Meantime, there are many policymakers and others who support Dodd-Frank.
Connecticut Banking Commissioner Jorge Perez said his agency is “skeptical of efforts that would roll back any consumer protections,” adding that his department has been exploring the potential impact of Trump's executive order on Connecticut consumers and the financial industry.
“The Department will oppose any measures that would adversely impact either Connecticut consumers or the institutions we regulate,” he said. “The primary mission of the Connecticut Department of Banking is to protect Connecticut financial-service consumers from unlawful or improper practices.”
Changing criteria for qualified mortgages
One specific reform local bankers say is needed relates to mortgages. An unintended consequence of Dodd-Frank that can hamstring community banks is the strict criteria for identifying a home loan as a qualified mortgage, which is a mortgage that is highly likely to be paid back.
The change was made, bankers note, to help the industry avoid the risky mortgages made during the housing crisis that were sold off to other financial lenders (not necessarily banks) and resulted in homes being underwater and foreclosed upon.
If a loan doesn't meet qualified-mortgage standards, the borrower can turn around and sue the lender for making a loan that the borrower couldn't comfortably afford, bankers say.
For example, Geitz said, a first-time homebuyer who has a debt-to-income ratio above the current qualified mortgage limit of 43 percent, has no reserves and a FICO score just below 680 would not be eligible for a qualified mortgage, even though the bank likely considers that individual a safe bet.

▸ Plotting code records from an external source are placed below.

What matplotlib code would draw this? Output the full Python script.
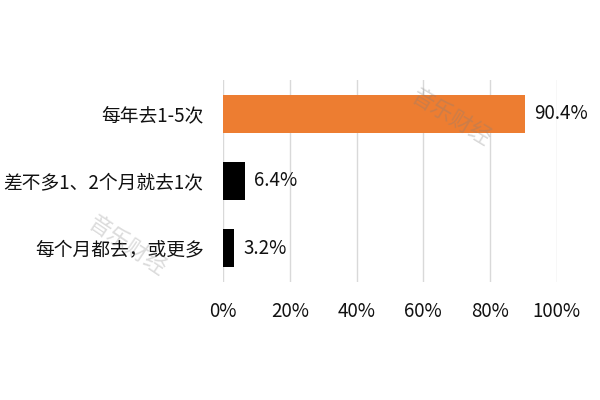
import matplotlib.pyplot as plt
from matplotlib.ticker import FuncFormatter

plt.rcParams['font.family'] = ['Noto Sans CJK SC', 'DejaVu Sans']

# ── Data ──────────────────────────────────────────────────────────────
categories = ["每年去1-5次", "差不多1、2个月就去1次", "每个月都去，或更多"]
shares = [90.4, 6.4, 3.2]
bar_colors = ["#ED7D31", "#000000", "#000000"]
x_ticks = [0, 20, 40, 60, 80, 100]

# ── Figure ────────────────────────────────────────────────────────────
fig = plt.figure(figsize=(6, 4), dpi=100)
ax = fig.add_axes([0.372, 0.295, 0.556, 0.505])

y = list(range(len(categories)))
ax.barh(y, shares, height=0.56, color=bar_colors, zorder=3)
for yi, v in zip(y, shares):
    ax.annotate(f"{v:.1f}%", (v, yi), xytext=(7, 0), textcoords="offset points",
                va="center", ha="left", fontsize=13.5, color="#111111")

ax.set_xlim(0, 100)
ax.set_ylim(len(categories) - 0.5, -0.5)
ax.set_xticks(x_ticks)
ax.xaxis.set_major_formatter(FuncFormatter(lambda v, _: f"{v:.0f}%"))
ax.set_yticks(y)
ax.set_yticklabels(categories)
ax.tick_params(axis="both", length=0, labelsize=13.5, colors="#111111")
ax.tick_params(axis="y", pad=14)
ax.tick_params(axis="x", pad=14)
ax.grid(axis="x", color="#d9d9d9", linewidth=1, zorder=0)
for s in ax.spines.values():
    s.set_visible(False)

# watermarks
fig.text(0.753, 0.705, "音乐财经", rotation=-31, fontsize=16, color="gray",
         alpha=0.3, ha="center", va="center", rotation_mode="anchor")
fig.text(0.212, 0.385, "音乐财经", rotation=-34, fontsize=16, color="gray",
         alpha=0.28, ha="center", va="center", rotation_mode="anchor")

fig.savefig("out.png", dpi=100)
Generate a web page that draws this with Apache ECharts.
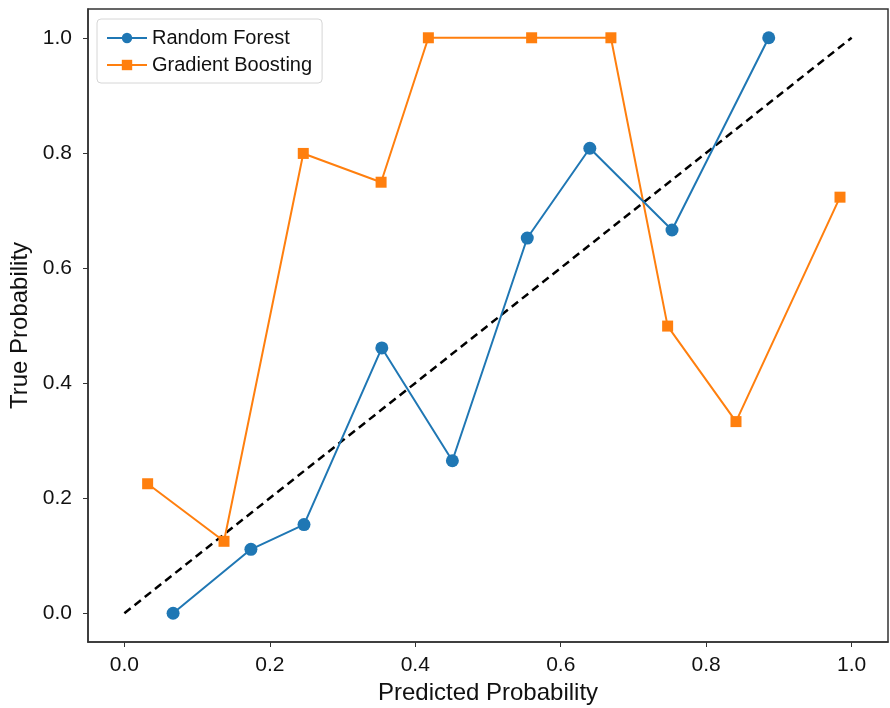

Ironically, in conjunction with a first-time homebuyer loan program, that individual would be viewed as a “safe buyer,” Geitz said.
Of the 577 mortgage loans that Simsbury Bank made in 2016 totaling $138.5 million, as many as 10 percent were not qualified mortgages, Geitz said. It's not a big number, but it adds legal exposure, which the bank has taken steps to mitigate, he said.
What Geitz and others would like to see is new criteria stating that any mortgage made and held in a bank portfolio — not sold to another lender — should be considered a qualified mortgage.
“That should be the test because the bank has an incentive to make sure they're making a good mortgage,” Abernathy said.
Savings Institute's Brouillard said he isn't turning mortgage prospects away because of the existing qualified-mortgage rule, but it has caused other lenders to stop making residential loans. Basing the rule on sound underwriting principles would solve that problem, he said.
Compliance costs
Geitz and Brouillard would also like to see changes that make oversight and compliance more manageable and affordable.
Today, Geitz spends $150,000 a year on salaries for the equivalent of three full-time compliance officers, and a “meaningful” amount he would not specify for auditors and legal oversight.
The complexity of Dodd-Frank is to blame, he said.
Brouillard said he spends $1 million a year on compliance, because he has had to double staff from two to four people and invest heavily in software and technology to comply with the rules.
Whether those costs can be alleviated as revisions are put into place remains to be seen, Brouillard said.
Bankers say they also want to see the repeal of the so-called Durbin amendment, which limited the fees banks can charge retailers for accepting credit- or debit-card purchases.
“All it did was penalize the banks,” Brouillard said.
Finally, Brouillard said the Consumer Financial Protection Bureau should be focused on non-banking financial institutions, not just banks, and have oversight, which is now lacking.
In the end, Hermann concludes, the growth of his bank into an institution with more than $441 million in assets did not happen by abusing the system the way bigger banks did in 2008, so the system should work more effectively with community lenders.
“We're invested in our community,” he said. “We live here. We see our customers in the grocery stores. We're not taking advantage of people.”